More the time adolescents spend on mobile phone, computer screen, the more it leads to a rise in anxiety symptoms, a study has revealed.
More the time spent on the mobile phone, computer screen, more it leads to a rise in anxiety symptoms among adolescents, says a new study.
However, the study published in the Canadian Journal of Psychiatry, has kept video games out of the list, revealing that television viewing, computer use and not video game playing, is linked to an increase in anxiety symptoms.
It also pointed out that a higher than average frequency of social media use, television viewing and computer use over four years predicts more severe symptoms of anxiety over that same time frame.
The study demonstrated that if a teen experienced an increase in his social media use, television viewing and computer use in a given year which surpassed their overall average level of use, then his or her anxiety symptoms also increased in that same year.
Furthermore, when adolescents decreased their social media use, television viewing, and computer use, their symptoms of anxiety became less severe. Thus, no lasting effects were found.
Thus, it appears that computer use is uniquely associated to increase in anxiety, potentially in relation to using the computer for homework activities, but this needs further research, explained study's lead author, Elroy Boers, a post-doctoral researcher at UdeM's Department of Psychiatry.
Also, this study could have important implications for how youth and families choose to regulate digital screen time in order to prevent and reduce symptoms of anxiety.
Researchers followed almost four thousand Canadian teenagers from age 12 to 16 who were part of the Co-Venture Trial.
Each year of high school, teens were asked to self-report time spent in front of digital screens and specified amount of time spent engaging in four different types of screen time activities -- social media, television, video gaming and computer use.

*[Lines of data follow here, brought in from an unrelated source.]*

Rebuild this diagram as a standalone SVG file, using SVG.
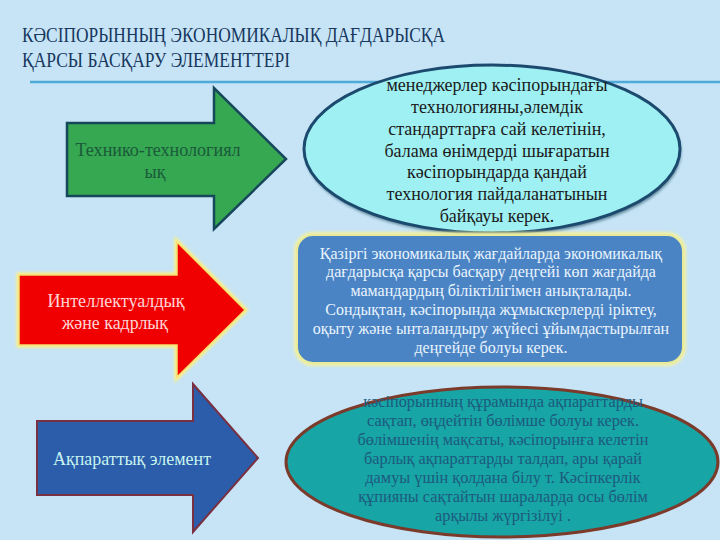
<svg xmlns="http://www.w3.org/2000/svg" width="720" height="540" viewBox="0 0 720 540">
<defs>
<style>
text{font-family:"Liberation Serif","DejaVu Serif",serif;}
.title{font-size:21px;fill:#17375e;}
.e1{font-size:18px;fill:#1a1a1a;text-anchor:middle;}
.rt{font-size:16px;fill:#eaf4ff;text-anchor:middle;}
.e3{font-size:16.3px;fill:#1d5a7e;text-anchor:middle;}
.arr{font-size:18px;text-anchor:middle;}
</style>
<filter id="glow" x="-10%" y="-10%" width="120%" height="120%">
<feGaussianBlur stdDeviation="1.5"/>
</filter>
</defs>
<rect width="720" height="540" fill="#c6e4f6"/>
<g id="title">
<text class="title" x="22" y="42" textLength="423" lengthAdjust="spacingAndGlyphs">КӘСІПОРЫННЫҢ ЭКОНОМИКАЛЫҚ ДАҒДАРЫСҚА</text>
<text class="title" x="22" y="67" textLength="268" lengthAdjust="spacingAndGlyphs">ҚАРСЫ БАСҚАРУ  ЭЛЕМЕНТТЕРІ</text>
<line x1="30" y1="82" x2="720" y2="82" stroke="#4eabd8" stroke-width="2.5"/>
</g>
<g id="arrow-tech">
<polygon points="67,123 214,123 214,88 286,159 214,229 214,196 67,196" fill="#36a852" stroke="#17475a" stroke-width="2.5"/>
<text class="arr" x="158" y="156" fill="#1a5a3a" textLength="165" lengthAdjust="spacingAndGlyphs">Технико-технологиял</text>
<text class="arr" x="155" y="178" fill="#1a5a3a">ық</text>
</g>
<g id="ellipse-tech">
<ellipse cx="493" cy="152" rx="188" ry="84" fill="#0f3a50" opacity="0.6" filter="url(#glow)"/>
<ellipse cx="492" cy="149" rx="188" ry="84" fill="#9ff0f2" stroke="#1c4a6e" stroke-width="3"/>
<text class="e1" x="497" y="91">менеджерлер кәсіпорындағы</text>
<text class="e1" x="497" y="113">технологияны,әлемдік</text>
<text class="e1" x="497" y="135">стандарттарға сай келетінін,</text>
<text class="e1" x="497" y="157">балама өнімдерді шығаратын</text>
<text class="e1" x="497" y="178">кәсіпорындарда қандай</text>
<text class="e1" x="497" y="200">технология пайдаланатынын</text>
<text class="e1" x="497" y="222">байқауы керек.</text>
</g>
<g id="arrow-intel">
<polygon points="19,275 177,275 177,242 245,310 177,377 177,345 19,345" fill="none" stroke="#fff080" stroke-width="5" filter="url(#glow)"/>
<polygon points="19,275 177,275 177,242 245,310 177,377 177,345 19,345" fill="#f00000" stroke="#f5e070" stroke-width="1.5"/>
<text class="arr" x="116" y="307" fill="#ffd6d6" textLength="137" lengthAdjust="spacingAndGlyphs">Интеллектуалдық</text>
<text class="arr" x="115" y="329" fill="#ffd6d6" textLength="106" lengthAdjust="spacingAndGlyphs">және кадрлық</text>
</g>
<g id="box-intel">
<rect x="297" y="235" width="386" height="128" rx="16" fill="none" stroke="#f4f0a0" stroke-width="6" filter="url(#glow)"/>
<rect x="297" y="235" width="386" height="128" rx="16" fill="#4a84c4" stroke="#e8ec9a" stroke-width="2"/>
<text class="rt" x="491" y="258.5">Қазіргі экономикалық жағдайларда экономикалық</text>
<text class="rt" x="491" y="277.3">дағдарысқа қарсы басқару деңгейі көп жағдайда</text>
<text class="rt" x="491" y="296">мамандардың біліктілігімен анықталады.</text>
<text class="rt" x="491" y="315">Сондықтан, кәсіпорында жұмыскерлерді іріктеу,</text>
<text class="rt" x="491" y="333.7">оқыту және ынталандыру жүйесі ұйымдастырылған</text>
<text class="rt" x="491" y="352.5">деңгейде болуы керек.</text>
</g>
<g id="arrow-info">
<polygon points="37,421 193,421 193,384 258,458 193,532 193,495 37,495" fill="#2b5daa" stroke="#7a3040" stroke-width="2"/>
<text class="arr" x="132" y="465" fill="#c8f4f0" textLength="158" lengthAdjust="spacingAndGlyphs">Ақпараттық элемент</text>
</g>
<g id="ellipse-info">
<ellipse cx="502" cy="462" rx="216" ry="75" fill="#17a5a5" stroke="#7b3a2a" stroke-width="3"/>
<text class="e3" x="503" y="407">кәсіпорынның құрамында ақпараттарды</text>
<text class="e3" x="503" y="426">сақтап, өңдейтін бөлімше болуы керек.</text>
<text class="e3" x="503" y="445">бөлімшенің мақсаты, кәсіпорынға келетін</text>
<text class="e3" x="503" y="464">барлық ақпараттарды талдап, ары қарай</text>
<text class="e3" x="503" y="483">дамуы үшін қолдана білу т. Кәсіпкерлік</text>
<text class="e3" x="503" y="502">құпияны сақтайтын шараларда осы бөлім</text>
<text class="e3" x="503" y="521">арқылы жүргізілуі .</text>
</g>
<g id="connectors"/>
</svg>
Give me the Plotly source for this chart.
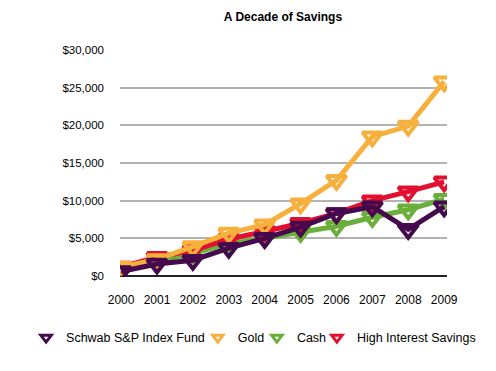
import plotly.graph_objects as go

years = ["2000", "2001", "2002", "2003", "2004", "2005", "2006", "2007", "2008", "2009"]
schwab = [600, 1600, 2100, 3700, 5000, 6500, 8300, 9200, 6200, 9200]
gold = [1200, 2200, 3900, 5700, 6800, 9600, 12700, 18500, 19900, 25800]
cash = [1000, 1900, 3000, 4300, 5000, 5800, 6600, 7800, 8800, 10200]
high_interest = [1200, 2500, 3400, 4900, 5900, 7000, 8300, 10000, 11200, 12500]

y_ticks = [0, 5000, 10000, 15000, 20000, 25000, 30000]
y_tick_labels = ["$0", "$5,000", "$10,000", "$15,000", "$20,000", "$25,000", "$30,000"]

FONT = "Liberation Sans, Arial, sans-serif"

# (name, values, colour, legend id, legend left edge in container fraction)
series = [
    ("Cash", cash, "#6aaf3b", "legend3", 0.510),
    ("High Interest Savings", high_interest, "#e2102e", "legend4", 0.633),
    ("Gold", gold, "#f7b03c", "legend2", 0.389),
    ("Schwab S&P Index Fund", schwab, "#45094d", "legend", 0.037),
]

fig = go.Figure()
xs = list(range(len(years)))
for name, vals, color, lg, lx in series:
    fig.add_trace(go.Scatter(
        x=xs, y=vals, mode="lines+markers", name=name, showlegend=False,
        line=dict(color=color, width=5),
        marker=dict(symbol="triangle-down-open", size=17, color=color,
                    line=dict(color=color, width=4)),
    ))
for name, vals, color, lg, lx in series:
    fig.add_trace(go.Scatter(
        x=[None], y=[None], mode="markers", name=name, legend=lg,
        marker=dict(symbol="triangle-down-open", size=9, color=color,
                    line=dict(color=color, width=3)),
    ))

legend_common = dict(orientation="h", xref="container", yref="container",
                     xanchor="left", y=0.091, yanchor="middle",
                     font=dict(size=12.5, family=FONT), itemwidth=30,
                     bgcolor="rgba(0,0,0,0)", borderwidth=0)

layout_legends = {}
for name, vals, color, lg, lx in series:
    layout_legends[lg] = dict(legend_common, x=lx)

fig.update_layout(
    width=488, height=363,
    margin=dict(l=112, r=49, t=42, b=95, autoexpand=False),
    paper_bgcolor="white", plot_bgcolor="white",
    font=dict(family=FONT, size=12, color="black"),
    title=dict(text="<b>A Decade of Savings</b>", x=0.5635, xanchor="center",
               y=0.975, yanchor="middle", font=dict(size=12, family=FONT)),
    xaxis=dict(tickmode="array", tickvals=xs, ticktext=years, range=[-0.03, 9.08],
               showgrid=False, zeroline=False, showline=False, ticks="",
               ticklabelstandoff=15, tickfont=dict(size=12)),
    yaxis=dict(tickmode="array", tickvals=y_ticks, ticktext=y_tick_labels,
               range=[0, 30000], showgrid=True, gridcolor="#b3b3b3", gridwidth=1.5,
               zeroline=True, zerolinecolor="#222222", zerolinewidth=1.5,
               showline=False, ticks="", ticklabelstandoff=15, tickfont=dict(size=11.5)),
    **layout_legends,
)

fig.write_html("out.html")
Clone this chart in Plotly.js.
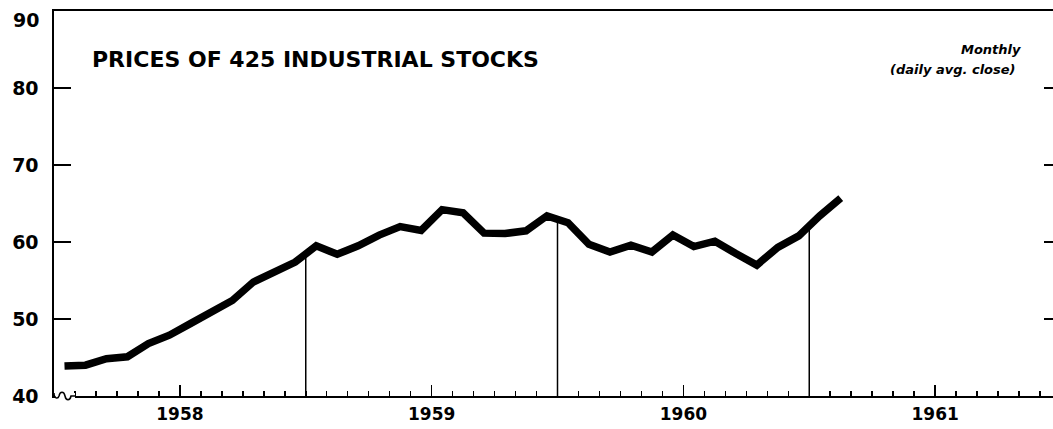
<!DOCTYPE html>
<html><head><meta charset="utf-8">
<script src="https://cdn.plot.ly/plotly-3.0.1.min.js"></script>
<style>html,body{margin:0;padding:0;overflow:hidden;background:#fff;}</style>
</head><body><div id="chart" style="width:1065px;height:429px;"></div>
<script>
// ---- data ----
const yearLabels = ['1958', '1959', '1960', '1961'];
const prices = [
  43.9, 44.0, 44.85, 45.1, 46.8, 47.9, 49.4, 50.9, 52.4, 54.8, 56.2, 57.4,
  59.5, 58.4, 59.5, 60.9, 62.0, 61.5, 64.2, 63.8, 61.15, 61.1, 61.45, 63.4,
  62.5, 59.7, 58.7, 59.6, 58.7, 60.9, 59.4, 60.1, 58.5, 57.0, 59.3, 60.8,
  63.4, 65.7
];
const yTicks = [40, 50, 60, 70, 80, 90];
const yTickLabels = ['40', '50', '60', '70', '80', '90'];
const titleText = 'PRICES OF 425 INDUSTRIAL STOCKS';
const noteLine1 = 'Monthly';
const noteLine2 = '(daily avg. close)';

// ---- build ----
const monthX = prices.map((_, i) => i + 0.5);
const yearMid = yearLabels.map((_, k) => 6 + 12 * k);
const FONT = 'DejaVu Sans, Liberation Sans, sans-serif';

const shapes = [];
// vertical lines at year boundaries (from axis up to the series)
[12, 24, 36].forEach(b => {
  if (b < prices.length) {
    const top = (prices[b - 1] + prices[b]) / 2;
    shapes.push({type: 'line', xref: 'x', yref: 'y', x0: b, x1: b, y0: 40, y1: top,
      line: {color: '#000', width: 1.5}, layer: 'below'});
  }
});
// axis break symbol at the origin (paper-referenced so it is not clipped)
shapes.push({type: 'rect', xref: 'paper', yref: 'paper', xsizemode: 'pixel', ysizemode: 'pixel',
  xanchor: 0, yanchor: 0, x0: 1.5, x1: 21, y0: -3, y1: 3,
  fillcolor: '#fff', line: {width: 0}, layer: 'above'});
shapes.push({type: 'path', xref: 'paper', yref: 'paper', xsizemode: 'pixel', ysizemode: 'pixel',
  xanchor: 0, yanchor: 0,
  path: 'M0,3 C0,-3 4,-3 5,0 C6,5 10,5 11,0 C12,-5 16,-5 17,0 L22,0',
  line: {color: '#000', width: 1.5}, layer: 'above'});

const trace = {
  x: monthX, y: prices, type: 'scatter', mode: 'lines',
  line: {color: '#000', width: 7.5, shape: 'linear'},
  hoverinfo: 'skip'
};

const annotations = [
  {text: titleText, xref: 'paper', yref: 'paper', x: 0.036, y: 0.873,
   xanchor: 'left', yanchor: 'middle', showarrow: false,
   font: {family: FONT, size: 22, weight: 'bold', color: '#000'}},
  {text: noteLine1, xref: 'paper', yref: 'paper', x: 0.9625, y: 0.9,
   xanchor: 'right', yanchor: 'middle', showarrow: false,
   font: {family: FONT, size: 13, weight: 'bold', style: 'italic', color: '#000'}},
  {text: noteLine2, xref: 'paper', yref: 'paper', x: 0.9575, y: 0.849,
   xanchor: 'right', yanchor: 'middle', showarrow: false,
   font: {family: FONT, size: 13, weight: 'bold', style: 'italic', color: '#000'}},
  {text: yTickLabels[yTickLabels.length - 1], xref: 'paper', yref: 'y',
   x: 0, y: yTicks[yTicks.length - 1], xanchor: 'right', yanchor: 'middle',
   xshift: -13, yshift: -9, showarrow: false,
   font: {family: FONT, size: 19, weight: 'bold', color: '#000'}}
];

const layout = {
  width: 1065, height: 429,
  margin: {l: 54, r: 4, t: 11, b: 33},
  paper_bgcolor: '#fff', plot_bgcolor: '#fff',
  showlegend: false,
  xaxis: {
    range: [0, 48], showgrid: false, zeroline: false,
    showline: true, linecolor: '#000', linewidth: 1.6, mirror: true,
    tickmode: 'array', tickvals: yearMid, ticktext: yearLabels,
    ticks: 'inside', ticklen: 11, tickwidth: 1.5, tickcolor: '#000',
    ticklabelstandoff: 2,
    tickfont: {family: FONT, size: 17, weight: 'bold', color: '#000'},
    minor: {ticks: 'inside', ticklen: 5, tickwidth: 1.5, tickcolor: '#000',
            tickmode: 'linear', tick0: 0, dtick: 1, showgrid: false}
  },
  yaxis: {
    range: [40, 90], showgrid: false, zeroline: false,
    showline: true, linecolor: '#000', linewidth: 1.6, mirror: 'ticks',
    tickmode: 'array', tickvals: yTicks.slice(0, -1), ticktext: yTickLabels.slice(0, -1),
    ticks: 'inside', ticklen: 17, tickwidth: 1.6, tickcolor: '#000',
    ticklabelstandoff: 10,
    tickfont: {family: FONT, size: 19, weight: 'bold', color: '#000'}
  },
  shapes: shapes,
  annotations: annotations
};

Plotly.newPlot('chart', [trace], layout, {displayModeBar: false, staticPlot: true});
</script>
</body></html>
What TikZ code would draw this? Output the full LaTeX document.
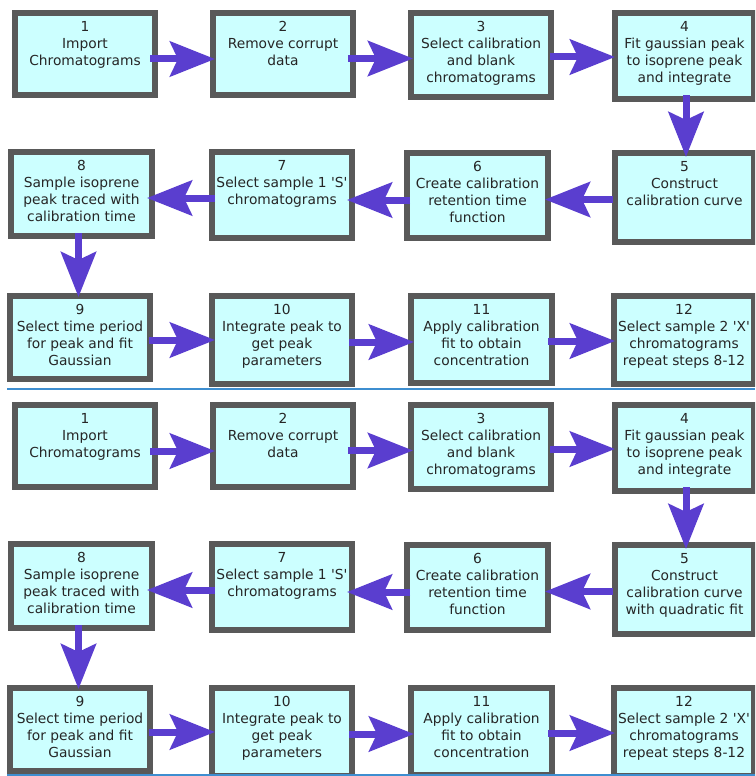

The teenagers completed self-reported questionnaires on various anxiety symptoms at ages 12 to 16. Then, after data collection, state-of-the-art statistical analyses were performed to assess the between-person, with-person, and lagged-within person associations between screen time and anxiety in adolescence.
These analyses augment standard analyses by modelling the year-to-year changes of both sets of problems, thus, taking into account possible common vulnerability and possible natural developmental changes in each set of behaviours or symptoms.
"These findings suggest that one way to help teens manage anxiety could be to help them limit the amount of time they spend in front screens", said senior author Dr Patricia Conrod, Professor of Psychiatry at the University of Montreal and CHU Ste Justine.